● Given request
Take every line from the listing below that includes "with" and copy it.

::: Dataset excerpt

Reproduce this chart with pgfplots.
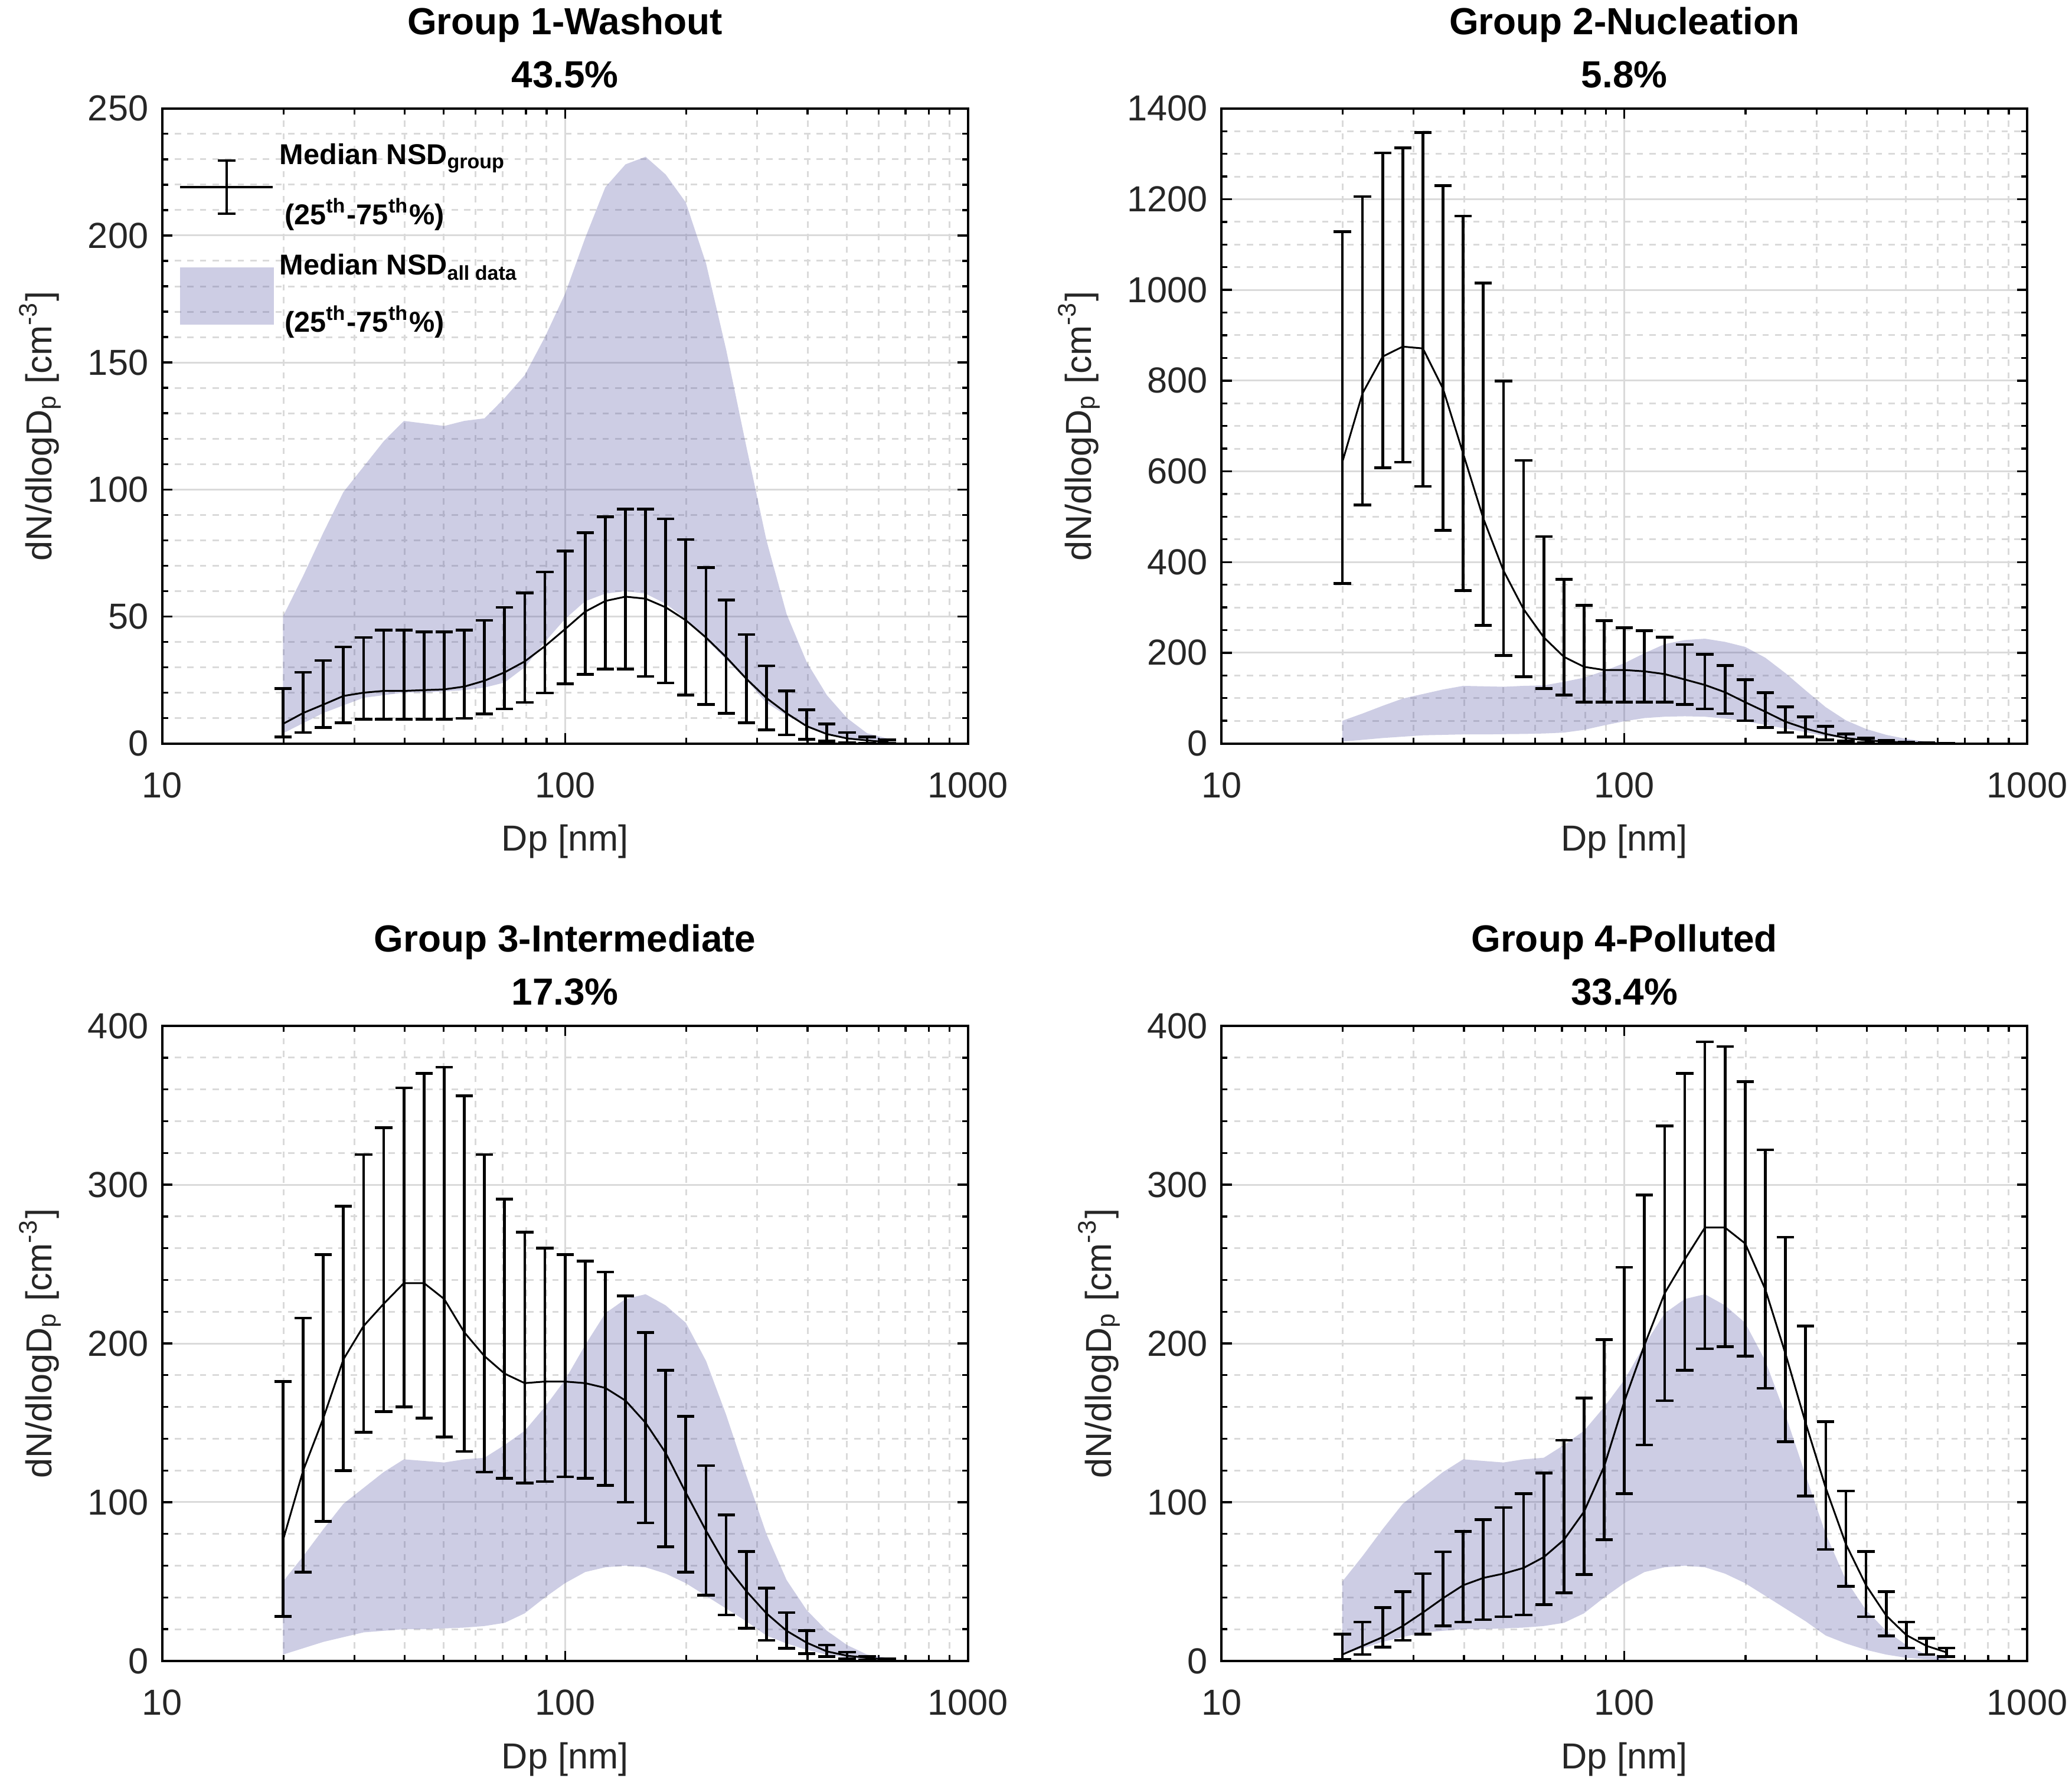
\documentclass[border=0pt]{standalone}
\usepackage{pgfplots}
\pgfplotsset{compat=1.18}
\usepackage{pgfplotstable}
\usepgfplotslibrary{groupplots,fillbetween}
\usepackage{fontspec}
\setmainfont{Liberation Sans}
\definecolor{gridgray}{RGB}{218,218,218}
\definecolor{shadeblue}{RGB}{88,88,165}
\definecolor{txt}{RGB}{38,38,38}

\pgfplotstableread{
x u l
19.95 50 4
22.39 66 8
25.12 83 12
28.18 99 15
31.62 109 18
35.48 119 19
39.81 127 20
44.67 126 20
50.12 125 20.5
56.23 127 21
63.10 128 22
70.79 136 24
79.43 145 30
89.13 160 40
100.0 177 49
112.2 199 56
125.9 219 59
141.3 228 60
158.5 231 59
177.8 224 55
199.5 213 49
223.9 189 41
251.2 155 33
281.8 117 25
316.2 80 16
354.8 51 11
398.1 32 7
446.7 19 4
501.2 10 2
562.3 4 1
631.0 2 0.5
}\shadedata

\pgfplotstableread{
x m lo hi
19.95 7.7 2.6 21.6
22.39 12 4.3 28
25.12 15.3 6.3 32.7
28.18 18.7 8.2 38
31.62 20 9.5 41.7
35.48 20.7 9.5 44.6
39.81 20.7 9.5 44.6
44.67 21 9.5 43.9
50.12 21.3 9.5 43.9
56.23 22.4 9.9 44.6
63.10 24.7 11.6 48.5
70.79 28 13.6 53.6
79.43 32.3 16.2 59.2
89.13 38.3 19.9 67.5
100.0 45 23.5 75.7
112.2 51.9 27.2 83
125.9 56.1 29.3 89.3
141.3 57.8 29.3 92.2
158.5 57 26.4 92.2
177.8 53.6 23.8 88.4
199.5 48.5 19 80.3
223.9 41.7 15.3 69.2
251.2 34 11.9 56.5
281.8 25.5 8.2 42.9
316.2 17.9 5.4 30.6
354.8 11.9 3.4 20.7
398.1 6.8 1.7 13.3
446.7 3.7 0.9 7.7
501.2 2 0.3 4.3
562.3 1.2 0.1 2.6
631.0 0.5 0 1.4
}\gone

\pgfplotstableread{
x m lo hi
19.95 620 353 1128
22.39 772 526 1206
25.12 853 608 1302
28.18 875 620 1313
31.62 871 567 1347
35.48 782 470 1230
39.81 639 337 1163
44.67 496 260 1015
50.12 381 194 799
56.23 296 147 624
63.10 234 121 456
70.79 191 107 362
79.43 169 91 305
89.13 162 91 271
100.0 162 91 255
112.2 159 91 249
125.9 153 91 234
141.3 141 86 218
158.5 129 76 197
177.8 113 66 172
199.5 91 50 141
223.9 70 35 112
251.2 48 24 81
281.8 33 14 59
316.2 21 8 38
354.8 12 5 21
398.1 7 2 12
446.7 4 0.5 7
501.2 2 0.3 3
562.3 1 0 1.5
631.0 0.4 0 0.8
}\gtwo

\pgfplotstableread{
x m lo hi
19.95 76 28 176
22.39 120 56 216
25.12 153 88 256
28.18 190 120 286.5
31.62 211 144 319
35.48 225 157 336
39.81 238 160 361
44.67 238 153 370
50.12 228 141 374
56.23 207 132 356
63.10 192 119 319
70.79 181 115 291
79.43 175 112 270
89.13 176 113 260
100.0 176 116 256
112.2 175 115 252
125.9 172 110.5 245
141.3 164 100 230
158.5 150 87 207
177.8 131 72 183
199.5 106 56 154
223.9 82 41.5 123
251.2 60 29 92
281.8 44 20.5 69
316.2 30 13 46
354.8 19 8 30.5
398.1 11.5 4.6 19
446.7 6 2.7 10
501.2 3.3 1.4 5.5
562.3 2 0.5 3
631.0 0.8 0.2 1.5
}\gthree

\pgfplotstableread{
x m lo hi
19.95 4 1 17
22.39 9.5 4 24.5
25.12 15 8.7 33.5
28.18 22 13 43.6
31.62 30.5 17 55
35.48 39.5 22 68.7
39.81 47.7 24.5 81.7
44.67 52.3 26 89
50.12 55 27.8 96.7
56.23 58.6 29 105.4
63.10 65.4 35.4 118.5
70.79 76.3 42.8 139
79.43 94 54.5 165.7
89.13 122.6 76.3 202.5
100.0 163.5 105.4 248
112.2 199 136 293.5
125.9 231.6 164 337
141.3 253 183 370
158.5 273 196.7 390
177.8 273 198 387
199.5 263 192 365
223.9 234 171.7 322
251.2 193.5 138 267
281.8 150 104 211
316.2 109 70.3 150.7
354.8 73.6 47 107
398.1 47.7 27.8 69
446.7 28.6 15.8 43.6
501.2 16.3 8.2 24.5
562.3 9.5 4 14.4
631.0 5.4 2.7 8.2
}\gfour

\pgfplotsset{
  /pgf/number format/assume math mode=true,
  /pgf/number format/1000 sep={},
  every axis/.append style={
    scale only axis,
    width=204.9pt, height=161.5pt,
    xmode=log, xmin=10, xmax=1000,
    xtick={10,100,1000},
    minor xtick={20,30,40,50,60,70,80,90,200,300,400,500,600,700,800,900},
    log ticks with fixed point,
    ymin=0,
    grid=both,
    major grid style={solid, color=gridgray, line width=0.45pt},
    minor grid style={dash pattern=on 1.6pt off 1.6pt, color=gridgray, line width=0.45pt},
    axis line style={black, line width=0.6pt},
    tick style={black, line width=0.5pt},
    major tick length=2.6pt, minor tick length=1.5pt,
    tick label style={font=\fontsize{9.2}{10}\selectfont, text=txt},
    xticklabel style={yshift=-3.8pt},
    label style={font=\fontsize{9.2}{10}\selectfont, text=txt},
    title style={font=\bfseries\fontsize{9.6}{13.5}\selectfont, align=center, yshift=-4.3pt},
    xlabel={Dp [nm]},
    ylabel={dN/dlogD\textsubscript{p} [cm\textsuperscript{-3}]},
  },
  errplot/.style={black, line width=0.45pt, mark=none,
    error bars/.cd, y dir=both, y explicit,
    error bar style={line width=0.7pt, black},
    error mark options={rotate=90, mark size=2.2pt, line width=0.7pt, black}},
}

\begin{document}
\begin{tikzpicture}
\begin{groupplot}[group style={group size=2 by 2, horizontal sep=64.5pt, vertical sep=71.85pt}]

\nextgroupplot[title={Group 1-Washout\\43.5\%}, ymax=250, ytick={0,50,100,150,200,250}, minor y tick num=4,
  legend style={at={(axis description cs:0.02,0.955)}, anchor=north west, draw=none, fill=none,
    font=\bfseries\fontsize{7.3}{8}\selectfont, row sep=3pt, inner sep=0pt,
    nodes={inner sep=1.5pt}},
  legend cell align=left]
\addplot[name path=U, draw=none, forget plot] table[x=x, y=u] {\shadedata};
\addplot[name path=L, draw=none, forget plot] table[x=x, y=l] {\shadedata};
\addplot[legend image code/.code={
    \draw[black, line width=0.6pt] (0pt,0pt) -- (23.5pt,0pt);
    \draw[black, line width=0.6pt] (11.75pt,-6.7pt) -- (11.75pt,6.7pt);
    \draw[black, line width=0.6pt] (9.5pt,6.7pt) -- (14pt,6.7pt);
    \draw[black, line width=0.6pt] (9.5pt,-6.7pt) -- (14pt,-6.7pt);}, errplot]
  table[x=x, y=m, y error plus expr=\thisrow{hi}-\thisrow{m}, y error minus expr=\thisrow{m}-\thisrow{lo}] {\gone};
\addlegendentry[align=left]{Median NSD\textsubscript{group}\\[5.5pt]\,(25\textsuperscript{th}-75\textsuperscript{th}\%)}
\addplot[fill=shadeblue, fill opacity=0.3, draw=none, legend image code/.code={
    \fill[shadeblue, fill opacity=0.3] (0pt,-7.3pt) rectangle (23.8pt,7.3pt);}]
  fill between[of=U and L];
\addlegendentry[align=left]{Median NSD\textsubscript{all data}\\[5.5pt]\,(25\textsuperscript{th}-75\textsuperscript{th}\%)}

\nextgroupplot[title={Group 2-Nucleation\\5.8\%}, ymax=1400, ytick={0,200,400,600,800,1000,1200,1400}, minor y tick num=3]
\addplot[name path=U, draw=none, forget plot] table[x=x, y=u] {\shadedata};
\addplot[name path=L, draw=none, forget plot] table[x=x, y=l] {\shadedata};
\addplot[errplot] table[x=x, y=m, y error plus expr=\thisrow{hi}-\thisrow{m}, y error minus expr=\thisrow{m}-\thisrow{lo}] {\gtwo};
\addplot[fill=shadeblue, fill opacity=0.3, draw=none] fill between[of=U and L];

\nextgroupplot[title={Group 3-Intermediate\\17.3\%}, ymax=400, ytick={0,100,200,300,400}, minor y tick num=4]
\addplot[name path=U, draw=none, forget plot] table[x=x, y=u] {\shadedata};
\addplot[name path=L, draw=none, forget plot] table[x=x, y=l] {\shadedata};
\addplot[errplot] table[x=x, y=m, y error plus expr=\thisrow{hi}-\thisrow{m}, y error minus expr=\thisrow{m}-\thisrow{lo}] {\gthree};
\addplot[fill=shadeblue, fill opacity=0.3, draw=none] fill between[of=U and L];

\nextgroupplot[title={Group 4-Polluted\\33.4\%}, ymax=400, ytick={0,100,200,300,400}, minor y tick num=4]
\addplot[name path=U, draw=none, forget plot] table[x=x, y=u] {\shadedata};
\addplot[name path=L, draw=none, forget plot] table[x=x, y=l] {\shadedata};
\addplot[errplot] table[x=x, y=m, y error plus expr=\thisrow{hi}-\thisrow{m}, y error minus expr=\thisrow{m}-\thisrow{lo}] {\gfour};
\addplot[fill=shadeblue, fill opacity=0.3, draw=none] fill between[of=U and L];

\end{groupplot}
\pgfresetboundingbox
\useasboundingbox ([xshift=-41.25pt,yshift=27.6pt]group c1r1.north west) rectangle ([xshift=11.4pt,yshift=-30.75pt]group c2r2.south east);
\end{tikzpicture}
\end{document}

::::::

● Problem solution
Reproduce this chart with pgfplots.
    log ticks with fixed point,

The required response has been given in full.